▸ **SOURCE MATERIAL**
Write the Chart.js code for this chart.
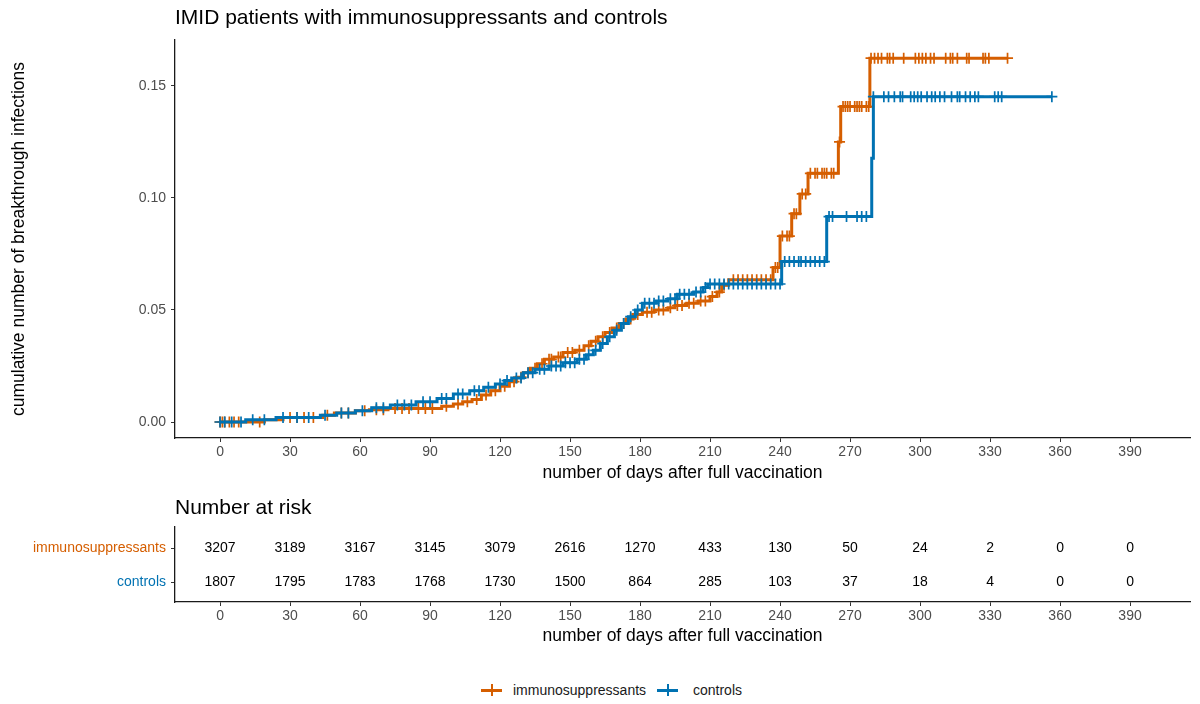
<!DOCTYPE html>
<html>
<head>
<meta charset="utf-8">
<script src="https://cdn.jsdelivr.net/npm/chart.js@4.4.1/dist/chart.umd.min.js"></script>
<style>
  body { margin: 0; background: #fff; width: 1200px; height: 704px; position: relative; overflow: hidden;
         font-family: "Liberation Sans", Arial, sans-serif; }
  #curve { position: absolute; left: 0; top: 0; }
  #risk { position: absolute; left: 0; top: 490px; }
  .lg-key { position: absolute; top: 684px; width: 21px; height: 12px; }
  .lg-key::before { content: ""; position: absolute; left: 0; right: 0; top: 4.5px; height: 3px; background: var(--c); }
  .lg-key::after { content: ""; position: absolute; left: 9.5px; width: 2px; top: 0; height: 12px; background: var(--c); }
  .lg-text { position: absolute; top: 681px; font-size: 14px; line-height: 18px; color: #1a1a1a; }
</style>
</head>
<body>
<canvas id="curve" width="1200" height="488"></canvas>
<canvas id="risk" width="1200" height="160"></canvas>
<span class="lg-key" style="left:481px; --c:#D55E00"></span>
<span class="lg-text" style="left:513px">immunosuppressants</span>
<span class="lg-key" style="left:657px; --c:#0072B2"></span>
<span class="lg-text" style="left:693px">controls</span>
<script>
// Kaplan-Meier style cumulative incidence

const groups = ['immunosuppressants', 'controls'];
const groupColors = ['#D55E00', '#0072B2'];

const dayTicks = [0, 30, 60, 90, 120, 150, 180, 210, 240, 270, 300, 330, 360, 390];
const cumTicks = [0, 0.05, 0.10, 0.15];

// [day, cumulative incidence] at each event step
const immSteps = [
    [0, 0], [19, 0.001], [27, 0.002], [44, 0.003], [49, 0.004], [58, 0.005], [64, 0.0055], [72, 0.006],
    [95, 0.007], [100, 0.008], [104, 0.009], [108, 0.010], [112, 0.012], [116, 0.014], [120, 0.016],
    [124, 0.018], [127, 0.020], [130, 0.022], [133, 0.024], [136, 0.026], [139, 0.028], [143, 0.029],
    [147, 0.031], [152, 0.032], [156, 0.034], [159, 0.036], [162, 0.038], [165, 0.040], [168, 0.042],
    [171, 0.044], [174, 0.046], [177, 0.048], [181, 0.049], [186, 0.050], [192, 0.051], [195, 0.052],
    [200, 0.053], [205, 0.054], [210, 0.056], [213, 0.058], [215, 0.061], [218, 0.0635], [237, 0.069],
    [240, 0.083], [245, 0.093], [248.5, 0.1018], [252, 0.111], [265, 0.125], [266, 0.1408],
    [278.5, 0.1624], [337.5, 0.1624]
];
const ctlSteps = [
    [0, 0], [11, 0.001], [24, 0.002], [43, 0.003], [50, 0.004], [58, 0.005], [65, 0.0064], [73, 0.0076],
    [84, 0.009], [93, 0.0105], [100, 0.0125], [107, 0.014], [113, 0.0155], [118, 0.017], [122, 0.0185],
    [125, 0.0196], [130, 0.022], [135, 0.0235], [141, 0.025], [147, 0.0265], [153, 0.028], [157, 0.030],
    [160, 0.032], [163, 0.035], [166, 0.038], [169, 0.041], [172, 0.044], [175, 0.047], [178, 0.050],
    [181, 0.053], [187, 0.054], [192, 0.055], [196, 0.057], [203, 0.058], [207, 0.060], [209, 0.0616],
    [240.7, 0.0716], [260, 0.0917], [279.3, 0.1177], [280, 0.1452], [356.6, 0.1452]
];

// [day, cumulative incidence] of censored patients (+ marks)
const immCensor = [
    [0, 0], [1, 0], [2, 0], [4, 0], [6, 0], [8, 0], [17, 0],
    [30, 0.002], [33, 0.002], [36, 0.002], [40, 0.002], [46, 0.003], [52, 0.004], [55, 0.004], [62, 0.005],
    [67, 0.0055], [70, 0.0055], [75, 0.006], [78, 0.006], [81, 0.006], [85, 0.006], [88, 0.006], [91, 0.006],
    [97, 0.007], [102, 0.008], [106, 0.009], [110, 0.010], [114, 0.012], [118, 0.014], [122, 0.016],
    [126, 0.018], [129, 0.020], [132, 0.022], [135, 0.024], [138, 0.026], [141, 0.028], [142, 0.028],
    [145, 0.029], [146, 0.029], [149, 0.031], [151, 0.031], [154, 0.032], [158, 0.034], [161, 0.036],
    [164, 0.038], [167, 0.040], [170, 0.042], [173, 0.044], [176, 0.046], [179, 0.048], [183, 0.049],
    [185, 0.049], [188, 0.050], [190, 0.050], [193, 0.051], [196, 0.052], [198, 0.052], [201, 0.053],
    [203, 0.053], [206, 0.054], [208, 0.054], [211, 0.056], [214, 0.058], [216, 0.061],
    [220, 0.0635], [222, 0.0635], [224, 0.0635], [226, 0.0635], [228, 0.0635], [230, 0.0635],
    [232, 0.0635], [234, 0.0635], [236, 0.0635], [238, 0.069], [239, 0.069],
    [241, 0.083], [243, 0.083], [244, 0.083], [246, 0.093], [247, 0.093], [249.5, 0.1018], [251, 0.1018],
    [253, 0.111], [255, 0.111], [256, 0.111], [258, 0.111], [259, 0.111], [260, 0.111], [262, 0.111],
    [263, 0.111], [265.5, 0.125],
    [267, 0.1408], [268, 0.1408], [269, 0.1408], [270, 0.1408], [272, 0.1408], [273, 0.1408],
    [274, 0.1408], [275, 0.1408], [277, 0.1408], [278, 0.1408],
    [279, 0.1624], [280.5, 0.1624], [282, 0.1624], [283.5, 0.1624], [286, 0.1624], [287, 0.1624],
    [288.5, 0.1624], [293, 0.1624], [298, 0.1624], [299.5, 0.1624], [301, 0.1624], [302.5, 0.1624],
    [304.5, 0.1624], [306, 0.1624], [311, 0.1624], [313, 0.1624], [314, 0.1624], [316, 0.1624],
    [320, 0.1624], [321, 0.1624], [327, 0.1624], [328, 0.1624], [329.5, 0.1624], [337.5, 0.1624]
];
const ctlCensor = [
    [0, 0], [2, 0], [5, 0], [9, 0], [14, 0.001], [19, 0.001], [27, 0.002], [33, 0.002], [38, 0.002],
    [45, 0.003], [52, 0.004], [55, 0.004], [61, 0.005], [67, 0.0064], [70, 0.0064], [76, 0.0076],
    [79, 0.0076], [82, 0.0076], [87, 0.009], [90, 0.009], [95, 0.0105], [97, 0.0105], [102, 0.0125],
    [104, 0.0125], [109, 0.014], [111, 0.014], [115, 0.0155], [120, 0.017], [123, 0.0185], [127, 0.0196],
    [129, 0.0196], [132, 0.022], [134, 0.022], [137, 0.0235], [139, 0.0235], [142, 0.025], [144, 0.025],
    [146, 0.025], [148, 0.0265], [150, 0.0265], [152, 0.0265], [154, 0.028], [156, 0.028], [158, 0.030],
    [161, 0.032], [164, 0.035], [167, 0.038], [170, 0.041], [173, 0.044], [176, 0.047], [179, 0.050],
    [182, 0.053], [184, 0.053], [186, 0.053], [188, 0.054], [190, 0.054], [193, 0.055], [195, 0.055],
    [197, 0.057], [199, 0.057], [201, 0.057], [204, 0.058], [206, 0.058], [208, 0.060],
    [210, 0.0616], [212, 0.0616], [214, 0.0616], [216, 0.0616], [218, 0.0616], [220, 0.0616],
    [222, 0.0616], [224, 0.0616], [226, 0.0616], [228, 0.0616], [230, 0.0616], [232, 0.0616],
    [234, 0.0616], [236, 0.0616], [238, 0.0616], [240, 0.0616],
    [242, 0.0716], [244, 0.0716], [246, 0.0716], [248, 0.0716], [249, 0.0716], [251, 0.0716],
    [253, 0.0716], [255, 0.0716], [257, 0.0716], [259, 0.0716],
    [261, 0.0917], [262.5, 0.0917], [268.5, 0.0917], [273, 0.0917], [275, 0.0917], [277, 0.0917],
    [280, 0.1452], [284.5, 0.1452], [286.5, 0.1452], [289, 0.1452], [291.5, 0.1452], [292.5, 0.1452],
    [296, 0.1452], [297.5, 0.1452], [299, 0.1452], [300.5, 0.1452], [303, 0.1452], [305, 0.1452],
    [306.5, 0.1452], [308.5, 0.1452], [310.5, 0.1452], [313.5, 0.1452], [316, 0.1452], [317, 0.1452],
    [319.5, 0.1452], [321.5, 0.1452], [323.5, 0.1452], [325, 0.1452], [332, 0.1452], [333.5, 0.1452],
    [335, 0.1452], [356.5, 0.1452]
];

// number at risk table
const riskDays = [0, 30, 60, 90, 120, 150, 180, 210, 240, 270, 300, 330, 360, 390];
const immRisk = [3207, 3189, 3167, 3145, 3079, 2616, 1270, 433, 130, 50, 24, 2, 0, 0];
const ctlRisk = [1807, 1795, 1783, 1768, 1730, 1500, 864, 285, 103, 37, 18, 4, 0, 0];

const FONT = '"Liberation Sans", Arial, sans-serif';
const TICK_COLOR = '#4d4d4d';
const X_MIN = -19.3, X_MAX = 415.7;

const toPoints = pairs => pairs.map(([d, v]) => ({ x: d, y: v }));

// draws a panel title flush with the left edge of the plot area
const panelTitle = {
    id: 'panelTitle',
    afterDraw(chart, args, opts) {
        const ctx = chart.ctx;
        ctx.save();
        ctx.font = `${opts.size}px ${FONT}`;
        ctx.fillStyle = '#000';
        ctx.textBaseline = 'middle';
        ctx.textAlign = 'left';
        ctx.fillText(opts.text, chart.chartArea.left, opts.y);
        ctx.restore();
    }
};

function xAxis(height, titlePad) {
    return {
        type: 'linear',
        min: X_MIN,
        max: X_MAX,
        afterBuildTicks: s => { s.ticks = dayTicks.map(v => ({ value: v })); },
        afterFit: s => { s.height = height; },
        grid: { drawOnChartArea: false, drawTicks: true, tickLength: 4, color: '#333' },
        border: { display: true, color: '#1a1a1a', width: 1.3 },
        ticks: { color: TICK_COLOR, font: { family: FONT, size: 14 }, padding: 2, maxRotation: 0 },
        title: {
            display: true, text: 'number of days after full vaccination',
            color: '#000', font: { family: FONT, size: 17.5 }, padding: { top: 0, bottom: titlePad }
        }
    };
}

function stepLine(label, pairs, color) {
    return {
        label, data: toPoints(pairs), borderColor: color, backgroundColor: color,
        borderWidth: 3, stepped: 'before', pointRadius: 0, fill: false
    };
}

function censorMarks(label, pairs, color) {
    return {
        label, data: toPoints(pairs), showLine: false, borderColor: color, backgroundColor: color,
        pointStyle: 'cross', pointRadius: 5.5, borderWidth: 1.7
    };
}

new Chart(document.getElementById('curve'), {
    type: 'line',
    data: {
        datasets: [
            stepLine(groups[1], ctlSteps, groupColors[1]),
            censorMarks(groups[1], ctlCensor, groupColors[1]),
            stepLine(groups[0], immSteps, groupColors[0]),
            censorMarks(groups[0], immCensor, groupColors[0])
        ]
    },
    options: {
        responsive: false,
        animation: false,
        devicePixelRatio: 1,
        layout: { padding: { top: 40, right: 10, left: 0, bottom: 0 } },
        plugins: {
            legend: { display: false },
            tooltip: { enabled: false },
            panelTitle: { text: 'IMID patients with immunosuppressants and controls', size: 21, y: 18 }
        },
        scales: {
            x: xAxis(50, 4),
            y: {
                type: 'linear',
                min: -0.00714,
                max: 0.1705,
                afterBuildTicks: s => { s.ticks = cumTicks.map(v => ({ value: v })); },
                afterFit: s => { s.width = 175; },
                grid: { drawOnChartArea: false, drawTicks: true, tickLength: 4, color: '#333' },
                border: { display: true, color: '#1a1a1a', width: 1.3 },
                ticks: {
                    color: TICK_COLOR, font: { family: FONT, size: 14 }, padding: 5,
                    callback: v => v.toFixed(2)
                },
                title: {
                    display: true, text: 'cumulative number of breakthrough infections',
                    color: '#000', font: { family: FONT, size: 17.5 }, padding: { top: 9, bottom: 0 }
                }
            }
        }
    },
    plugins: [panelTitle]
});

// writes the at-risk counts at their (day, row) positions
const riskText = {
    id: 'riskText',
    afterDatasetsDraw(chart) {
        const ctx = chart.ctx;
        ctx.save();
        ctx.font = `14px ${FONT}`;
        ctx.fillStyle = '#000';
        ctx.textAlign = 'center';
        ctx.textBaseline = 'middle';
        chart.data.datasets.forEach((ds, i) => {
            chart.getDatasetMeta(i).data.forEach((pt, j) => {
                ctx.fillText(String(ds.counts[j]), pt.x, pt.y);
            });
        });
        ctx.restore();
    }
};

const rowOf = { 2: 0, 1: 1 };

new Chart(document.getElementById('risk'), {
    type: 'scatter',
    data: {
        datasets: [
            { label: groups[0], counts: immRisk, data: riskDays.map(d => ({ x: d, y: 2 })), pointRadius: 0 },
            { label: groups[1], counts: ctlRisk, data: riskDays.map(d => ({ x: d, y: 1 })), pointRadius: 0 }
        ]
    },
    options: {
        responsive: false,
        animation: false,
        devicePixelRatio: 1,
        layout: { padding: { top: 37, right: 10, left: 0, bottom: 0 } },
        plugins: {
            legend: { display: false },
            tooltip: { enabled: false },
            panelTitle: { text: 'Number at risk', size: 21, y: 18 }
        },
        scales: {
            x: xAxis(48, 3),
            y: {
                type: 'linear',
                min: 0.412,
                max: 2.618,
                afterBuildTicks: s => { s.ticks = [{ value: 2 }, { value: 1 }]; },
                afterFit: s => { s.width = 175; },
                grid: { drawOnChartArea: false, drawTicks: true, tickLength: 4, color: '#333' },
                border: { display: true, color: '#1a1a1a', width: 1.3 },
                ticks: {
                    font: { family: FONT, size: 14 }, padding: 5,
                    color: c => groupColors[rowOf[c.tick.value]],
                    callback: v => groups[rowOf[v]]
                }
            }
        }
    },
    plugins: [panelTitle, riskText]
});
</script>
</body>
</html>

▸ **AIM**
From the first line above to the line containing "const cumTicks = [0, 0.05, 0.10, 0.15];", repeat each line exactly. Pictures stay out.

▸ **RESPONSE FOR THIS EXERCISE**
Write the Chart.js code for this chart.
<!DOCTYPE html>
<html>
<head>
<meta charset="utf-8">
<script src="https://cdn.jsdelivr.net/npm/chart.js@4.4.1/dist/chart.umd.min.js"></script>
<style>
  body { margin: 0; background: #fff; width: 1200px; height: 704px; position: relative; overflow: hidden;
         font-family: "Liberation Sans", Arial, sans-serif; }
  #curve { position: absolute; left: 0; top: 0; }
  #risk { position: absolute; left: 0; top: 490px; }
  .lg-key { position: absolute; top: 684px; width: 21px; height: 12px; }
  .lg-key::before { content: ""; position: absolute; left: 0; right: 0; top: 4.5px; height: 3px; background: var(--c); }
  .lg-key::after { content: ""; position: absolute; left: 9.5px; width: 2px; top: 0; height: 12px; background: var(--c); }
  .lg-text { position: absolute; top: 681px; font-size: 14px; line-height: 18px; color: #1a1a1a; }
</style>
</head>
<body>
<canvas id="curve" width="1200" height="488"></canvas>
<canvas id="risk" width="1200" height="160"></canvas>
<span class="lg-key" style="left:481px; --c:#D55E00"></span>
<span class="lg-text" style="left:513px">immunosuppressants</span>
<span class="lg-key" style="left:657px; --c:#0072B2"></span>
<span class="lg-text" style="left:693px">controls</span>
<script>
// Kaplan-Meier style cumulative incidence

const groups = ['immunosuppressants', 'controls'];
const groupColors = ['#D55E00', '#0072B2'];

const dayTicks = [0, 30, 60, 90, 120, 150, 180, 210, 240, 270, 300, 330, 360, 390];
const cumTicks = [0, 0.05, 0.10, 0.15];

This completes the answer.